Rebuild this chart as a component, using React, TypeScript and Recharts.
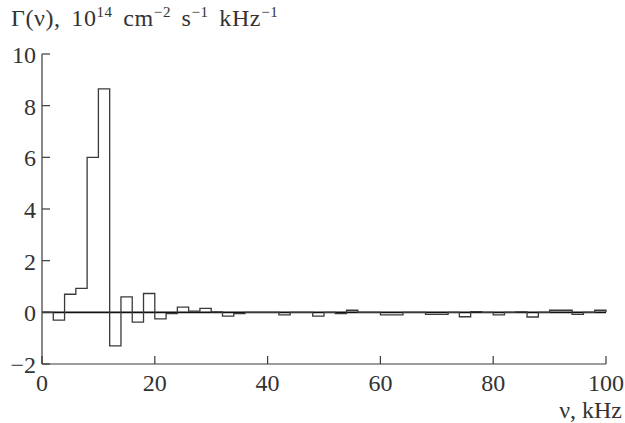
import { Line, LineChart, ReferenceLine, XAxis, YAxis } from "recharts";

// bin edges (kHz) and Γ(ν) per 2 kHz bin, 10^14 cm^-2 s^-1 kHz^-1
const BIN_EDGES = [
  0, 2, 4, 6, 8, 10, 12, 14, 16, 18, 20, 22, 24, 26, 28, 30, 32, 34, 36, 38,
  40, 42, 44, 46, 48, 50, 52, 54, 56, 58, 60, 62, 64, 66, 68, 70, 72, 74, 76,
  78, 80, 82, 84, 86, 88, 90, 92, 94, 96, 98, 100,
];
const GAMMA = [
  0, -0.3, 0.7, 0.93, 6.0, 8.65, -1.3, 0.6, -0.38, 0.73,
  -0.25, -0.05, 0.2, 0.05, 0.15, 0.02, -0.15, -0.05, 0, 0,
  0, -0.1, 0, 0, -0.15, 0, -0.05, 0.08, 0, 0,
  -0.1, -0.1, 0, 0, -0.08, -0.08, 0, -0.17, 0.03, 0,
  -0.1, 0, 0.02, -0.18, 0, 0.08, 0.08, -0.08, 0, 0.08,
];
const X_TICKS = [0, 20, 40, 60, 80, 100];
const Y_TICKS = [-2, 0, 2, 4, 6, 8, 10];

const FONT = "'Liberation Serif', 'DejaVu Serif', serif";
const INK = "#3a3a3a";

// step outline: one point per bin start, closed back to zero at the right edge
const steps = [
  ...GAMMA.map((g, i) => ({ nu: BIN_EDGES[i], g })),
  { nu: BIN_EDGES[BIN_EDGES.length - 1], g: GAMMA[GAMMA.length - 1] },
  { nu: BIN_EDGES[BIN_EDGES.length - 1], g: 0 },
];

function YTick({ x, y, payload }: any) {
  return (
    <g>
      <line x1={x} x2={x + 8} y1={y} y2={y} stroke={INK} strokeWidth={1.2} />
      <text x={x - 6} y={y + 9} textAnchor="end" fontSize={24} fontFamily={FONT} fill="#333">
        {payload.value < 0 ? `\u2212${-payload.value}` : payload.value}
      </text>
    </g>
  );
}

function XTick({ x, y, payload }: any) {
  return (
    <g>
      <line x1={x} x2={x} y1={y} y2={y - 8} stroke={INK} strokeWidth={1.2} />
      <text x={x} y={y + 27} textAnchor="middle" fontSize={24} fontFamily={FONT} fill="#333">
        {payload.value}
      </text>
    </g>
  );
}

const sup = { fontSize: 15, position: "relative" as const, top: -9 };

export default function App() {
  return (
    <div style={{ position: "fixed", left: 0, top: 0, width: 625, height: 423, background: "#fff" }}>
      <div
        style={{
          position: "absolute",
          left: 11,
          top: 6,
          fontFamily: FONT,
          fontSize: 24,
          lineHeight: 1,
          color: "#333",
          whiteSpace: "nowrap",
          letterSpacing: 0.6,
          wordSpacing: 4,
        }}
      >
        Γ(ν), 10<span style={sup}>14</span> cm<span style={sup}>−2</span> s<span style={sup}>−1</span> kHz
        <span style={sup}>−1</span>
      </div>
      <div
        style={{
          position: "absolute",
          right: 3,
          top: 398,
          fontFamily: FONT,
          fontSize: 24,
          lineHeight: 1,
          color: "#333",
          whiteSpace: "nowrap",
        }}
      >
        ν, kHz
      </div>
      <LineChart
        width={625}
        height={423}
        data={steps}
        margin={{ top: 54, right: 19, left: 0, bottom: 29 }}
      >
        <XAxis
          dataKey="nu"
          type="number"
          domain={[0, 100]}
          ticks={X_TICKS}
          height={30}
          tickSize={0}
          tickMargin={0}
          tickLine={false}
          axisLine={{ stroke: INK, strokeWidth: 1.2 }}
          tick={<XTick />}
          interval={0}
        />
        <YAxis
          type="number"
          domain={[-2, 10]}
          ticks={Y_TICKS}
          width={42}
          tickSize={0}
          tickMargin={0}
          tickLine={false}
          axisLine={{ stroke: INK, strokeWidth: 1.2 }}
          tick={<YTick />}
          interval={0}
        />
        <ReferenceLine y={0} stroke="#111" strokeWidth={1.6} />
        <Line
          dataKey="g"
          type="stepAfter"
          stroke={INK}
          strokeWidth={1.3}
          dot={false}
          isAnimationActive={false}
        />
      </LineChart>
    </div>
  );
}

Task to complete :: Write out exactly the opening lines of the data, stopping after the line that holds "ReferenceLine, XAxis, YAxis". Exclude pictures.

Correct answer ::
Rebuild this chart as a component, using React, TypeScript and Recharts.
import { Line, LineChart, ReferenceLine, XAxis, YAxis } from "recharts";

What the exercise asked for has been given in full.